I’ve spent a lot of the past couple of days setting up storage buckets, static web site and attempting to bolt-on https with a load balancer/CDN on AWS and then Google Cloud. Here are some comparison thoughts and notes:

  • I like that AWS is offering free https certificates for their services
  • Both providers’ instructions are very self-specific
    • I get that on the one hand, but on the other hand it can be a bit frustrating on the learning curve trying to do the same thing with two different vendors
    • For example, I get why Google would want to encourge their own tools, but I know it’s possible to use AWS cli against Google’s Cloud Storage, and I already have it installed, so couldn’t they make it a little less hard to figure out how to make it work by providing some examples?
  • Google seems to offer load-balancing without CDN
  • AWS seems to bundle CDN and load balancing together in CloudFront without the ability so separate them.
  • AWS Elastic Beanstalk seems to not work against S3 bucket http as back ends and requires VMs
  • It would be nice to be able to throw out a small, static storage bucket with https ability, but both services require setting up a load balancer / CDN to do it
  • I like Google’s docs better.

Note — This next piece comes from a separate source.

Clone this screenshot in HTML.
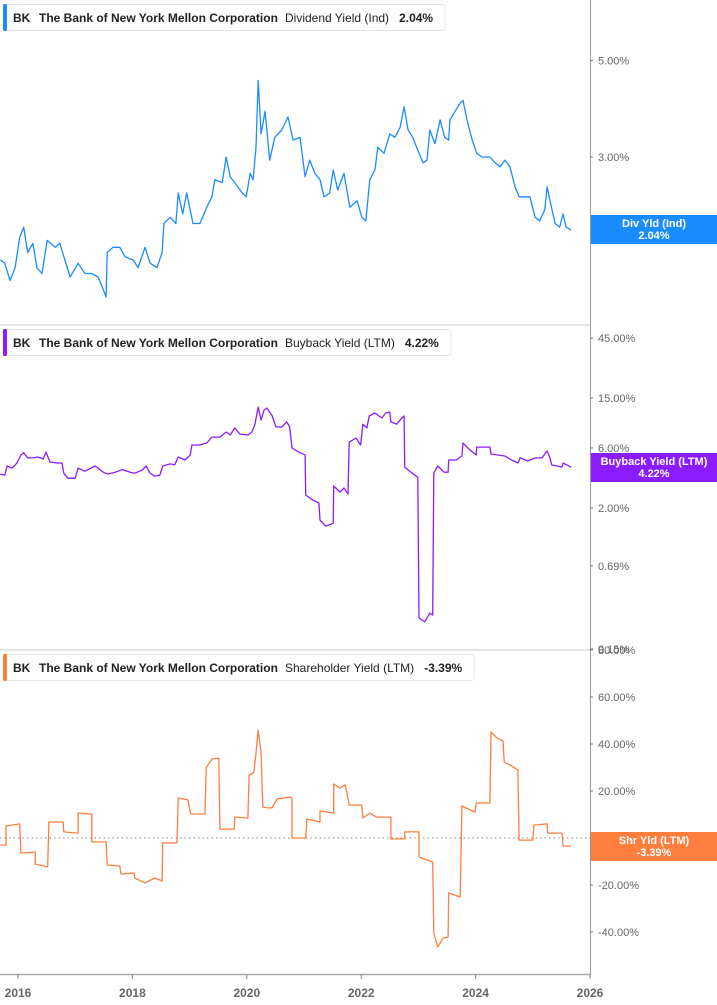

They aren’t perfect, but I really like that each example offers how-tos for UI, command-line, XML API and JSON API
  • I also like Google’s in-browser Cloud Shell, especially along with the gsutil and gcould command examples in the docs
  • In contrast, the AWS docs I’ve read don’t seem to mention the API or CLI at all. I’m sure the AWS docs are there, but I’ll have to go back later and search them out, but with Google docs I know I can go back to the same link and tab over to the alternate examples.

This is not intended as “one is better than the other”. I expect to be using the three major cloud vendors, so I’m interested in learning the differences and similarities for particular purposes. So far my focus is in using storage buckets as back ends for static https sites and also looking out for alternate routings and redirect configurations.